The finalists were chosen out of global submissions from the emerging markets fund manager community, and they represented the firms receiving the highest marks across the various categories of selection criteria from an independent panel of judges. This year’s judges included Natasha Buckley, Senior Manager, Private Equity Program at UN Principles for Responsible Investment (PRI); Shawn Cole, John G. McLean Professor of Business Administration, Finance Unit at Harvard Business School; and Gayle Peterson, Associate Fellow, Said Business School, Oxford University and Director, Oxford Impact Investing and Social Finance Programs. Emerging market fund managers and global institutional investors attending this week’s summit made the final selection of the winner after hearing presentations highlighting key impact and operational metrics.

Flavio Zaclis, Founding Partner, Barn Investments, fund manager winner and presenter, remarked after receiving the most votes, “I think the audience selected Strider because they understood the tremendous impact that a small company is able to create in a gigantic market, and how the impact directly affects people’s lives in a positive way. At the end of the day, it really is about how private capital can contribute to society to make people’s lives better. I think Strider is the perfect example of how technology and private capital combined can enable significant impact on society and on our planet. I also believe that peers were able to relate to the tremendous amount of hard work, determination, and perseverance that is needed to create, grow, and disseminate new ideas in traditional markets such as agriculture.”

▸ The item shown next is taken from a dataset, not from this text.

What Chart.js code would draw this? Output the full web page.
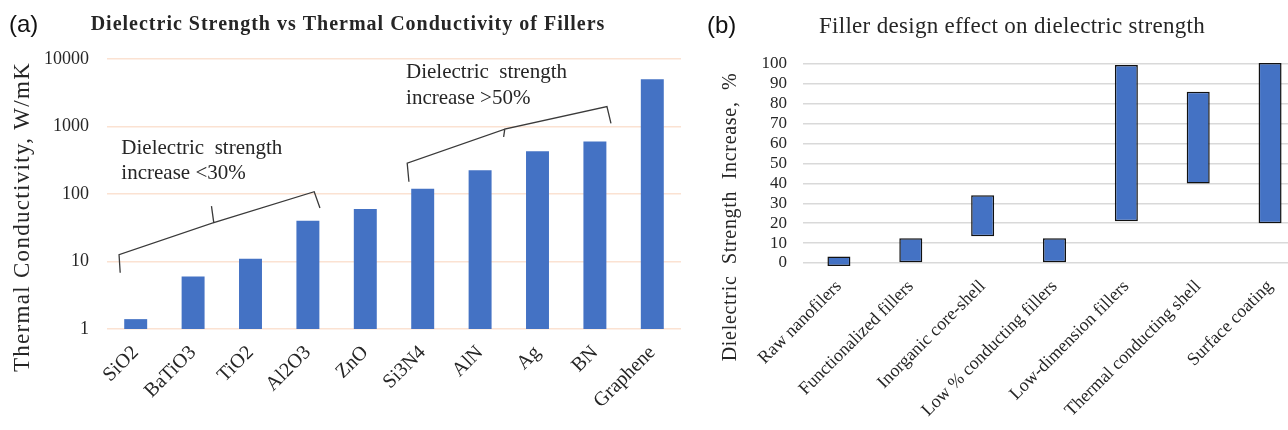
<!DOCTYPE html>
<html>
<head>
<meta charset="utf-8">
<script src="https://cdn.jsdelivr.net/npm/chart.js@4.4.1/dist/chart.umd.min.js"></script>
<style>
  html, body { margin: 0; padding: 0; background: #fff; overflow: hidden; }
  #chartA { position: absolute; left: 0; top: 0; }
  #chartB { position: absolute; left: 700px; top: 0; }
</style>
</head>
<body>
<canvas id="chartA" width="700" height="430"></canvas>
<canvas id="chartB" width="620" height="430"></canvas>
<script>
// ---- panel (a): thermal conductivity of fillers (log scale) ----
const fillers = ['SiO2', 'BaTiO3', 'TiO2', 'Al2O3', 'ZnO', 'Si3N4', 'AlN', 'Ag', 'BN', 'Graphene'];
const conductivity = [1.4, 6, 11, 40, 60, 120, 225, 430, 600, 5000];
const logTicks = [1, 10, 100, 1000, 10000];

// ---- panel (b): dielectric strength increase ranges ----
const designs = ['Raw nanofilers', 'Functionalized fillers', 'Inorganic core-shell',
  'Low % conducting fillers', 'Low-dimension fillers', 'Thermal conducting shell', 'Surface coating'];
const strengthLow = [-1.5, 0, 13.5, 0, 21, 40, 20];
const strengthHigh = [3.3, 12.5, 34, 12.5, 99.5, 86, 100.5];
const pctTicks = [0, 10, 20, 30, 40, 50, 60, 70, 80, 90, 100];

const BAR_BLUE = '#4472c4';
const TEXT = '#262626';
const SERIF = '"Liberation Serif", "Times New Roman", serif';
const SANS = '"Liberation Sans", Arial, sans-serif';

// draws a bracket whose points are given as [category index, value]
function drawBrace(chart, pts) {
  const { ctx } = chart;
  const x = chart.scales.x, y = chart.scales.y;
  const step = x.getPixelForValue(1) - x.getPixelForValue(0);
  ctx.save();
  ctx.strokeStyle = '#3a3a3a';
  ctx.lineWidth = 1.3;
  ctx.beginPath();
  pts.forEach(([i, v], k) => {
    const px = x.getPixelForValue(0) + i * step;
    const py = y.getPixelForValue(v);
    k === 0 ? ctx.moveTo(px, py) : ctx.lineTo(px, py);
  });
  ctx.stroke();
  ctx.restore();
}

function drawNote(chart, i, v, lines, lineGap) {
  const { ctx } = chart;
  const x = chart.scales.x, y = chart.scales.y;
  const step = x.getPixelForValue(1) - x.getPixelForValue(0);
  const px = x.getPixelForValue(0) + i * step;
  const py = y.getPixelForValue(v);
  ctx.save();
  ctx.font = '21px ' + SERIF;
  ctx.fillStyle = TEXT;
  ctx.textAlign = 'left';
  ctx.textBaseline = 'middle';
  lines.forEach((t, k) => ctx.fillText(t, px, py + k * lineGap));
  ctx.restore();
}

function drawLabels(chart, o) {
  const { ctx } = chart;
  ctx.save();
  ctx.textBaseline = 'middle';
  ctx.font = '24px ' + SANS;
  ctx.textAlign = 'left';
  ctx.fillStyle = '#111';
  ctx.fillText(o.tag, o.tagX, o.tagY);
  ctx.fillStyle = TEXT;
  ctx.font = o.titleFont;
  ctx.letterSpacing = o.titleSpacing;
  ctx.textAlign = 'center';
  ctx.fillText(o.title, o.titleX, o.titleY);
  ctx.translate(o.axisX, o.axisY);
  ctx.rotate(-Math.PI / 2);
  ctx.font = o.axisFont;
  ctx.letterSpacing = o.axisSpacing;
  ctx.fillText(o.axisTitle, 0, 0);
  ctx.restore();
}

const decorA = {
  id: 'decorA',
  afterDraw(chart) {
    drawLabels(chart, {
      tag: '(a)', tagX: 9, tagY: 25,
      title: 'Dielectric Strength vs Thermal Conductivity of Fillers',
      titleFont: 'bold 20px ' + SERIF, titleSpacing: '1px', titleX: 348, titleY: 25,
      axisTitle: 'Thermal Conductivity, W/mK', axisFont: '23px ' + SERIF, axisSpacing: '1.3px',
      axisX: 23, axisY: 217
    });
    drawBrace(chart, [[-0.27, 6.8], [-0.29, 12.6], [1.36, 37.7], [1.32, 66], [1.36, 37.7], [3.11, 108], [3.21, 62]]);
    drawBrace(chart, [[4.76, 152], [4.73, 286], [6.43, 915], [6.41, 700], [6.43, 915], [8.21, 1977], [8.28, 1115]]);
    drawNote(chart, -0.25, 480, ['Dielectric  strength', 'increase <30%'], 25);
    drawNote(chart, 4.71, 6250, ['Dielectric  strength', 'increase >50%'], 26);
  }
};

const decorB = {
  id: 'decorB',
  afterDraw(chart) {
    drawLabels(chart, {
      tag: '(b)', tagX: 7, tagY: 26,
      title: 'Filler design effect on dielectric strength',
      titleFont: '23px ' + SERIF, titleSpacing: '0.3px', titleX: 312, titleY: 27,
      axisTitle: 'Dielectric  Strength  Increase,  %', axisFont: '20px ' + SERIF, axisSpacing: '0.7px',
      axisX: 31, axisY: 217
    });
  }
};

new Chart(document.getElementById('chartA'), {
  type: 'bar',
  data: {
    labels: fillers,
    datasets: [{
      data: conductivity,
      backgroundColor: BAR_BLUE,
      borderWidth: 0,
      categoryPercentage: 1,
      barPercentage: 0.4
    }]
  },
  options: {
    responsive: false,
    animation: false,
    layout: { padding: { top: 59, right: 19, left: 0, bottom: 0 } },
    plugins: { legend: { display: false }, tooltip: { enabled: false } },
    scales: {
      x: {
        grid: { display: false },
        border: { display: false },
        ticks: { color: TEXT, font: { family: SERIF, size: 20 }, maxRotation: 45, minRotation: 45, padding: 4 },
        afterFit: (s) => { s.height = 101; }
      },
      y: {
        type: 'logarithmic',
        min: 1,
        max: 10000,
        border: { display: false },
        grid: { color: '#fbe2d2', lineWidth: 1.5, drawTicks: false },
        afterBuildTicks: (s) => { s.ticks = logTicks.map((v) => ({ value: v })); },
        ticks: { color: TEXT, font: { family: SERIF, size: 18 }, padding: 18, callback: (v) => String(v) },
        afterFit: (s) => { s.width = 107; }
      }
    }
  },
  plugins: [decorA]
});

new Chart(document.getElementById('chartB'), {
  type: 'bar',
  data: {
    labels: designs,
    datasets: [{
      data: strengthLow.map((lo, i) => [lo, strengthHigh[i]]),
      backgroundColor: BAR_BLUE,
      borderColor: '#111',
      borderWidth: 1.5,
      borderSkipped: false,
      categoryPercentage: 1,
      barPercentage: 0.32,
      clip: false
    }]
  },
  options: {
    responsive: false,
    animation: false,
    layout: { padding: { top: 64, right: 14, left: 0, bottom: 0 } },
    plugins: { legend: { display: false }, tooltip: { enabled: false } },
    scales: {
      x: {
        grid: { display: false },
        border: { display: false },
        ticks: { color: TEXT, font: { family: SERIF, size: 18 }, maxRotation: 45, minRotation: 45, padding: 5 },
        afterFit: (s) => { s.height = 167; }
      },
      y: {
        min: 0,
        max: 100,
        border: { display: false },
        grid: { color: '#d9d9d9', lineWidth: 1.5, drawTicks: false },
        afterBuildTicks: (s) => { s.ticks = pctTicks.map((v) => ({ value: v })); },
        ticks: { color: TEXT, font: { family: SERIF, size: 17 }, padding: 16, autoSkip: false },
        afterFit: (s) => { s.width = 103; }
      }
    }
  },
  plugins: [decorB]
});
</script>
</body>
</html>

During the Summit, institutional investors, fund managers, and global industry leaders engaged in a much-needed conversation on the importance of impact measurement and ESG reporting, and reiterated private capital’s critical role in delivering impact and addressing current development issues. Dr. Rajiv Shah, President of the Rockefeller Foundation, encouraged members of the audience to “Hold yourself to a high standard. You will be able to get away with low standard impact investment, but I would ask [investors and fund managers] to hold yourself to a higher bar because, at the end of the day, you have the tools that can make the world more just and inclusive if you choose to use them.”

Summit attendees and panelists also noted an ever-growing involvement and interest in sustainable investing on the part of large companies operating in the private sector. During a keynote conversation looking at the future of ESG and impact investing, Elizabeth Littlefield, Senior Counselor at Albright StoneBridge Group, remarked, “We are seeing the big players that started as purely commercial entering the impact space, bringing discipline and rigor and tools and elevating the entire industry. The arrival of commercial players has driven all energy and attention to that end of the spectrum.”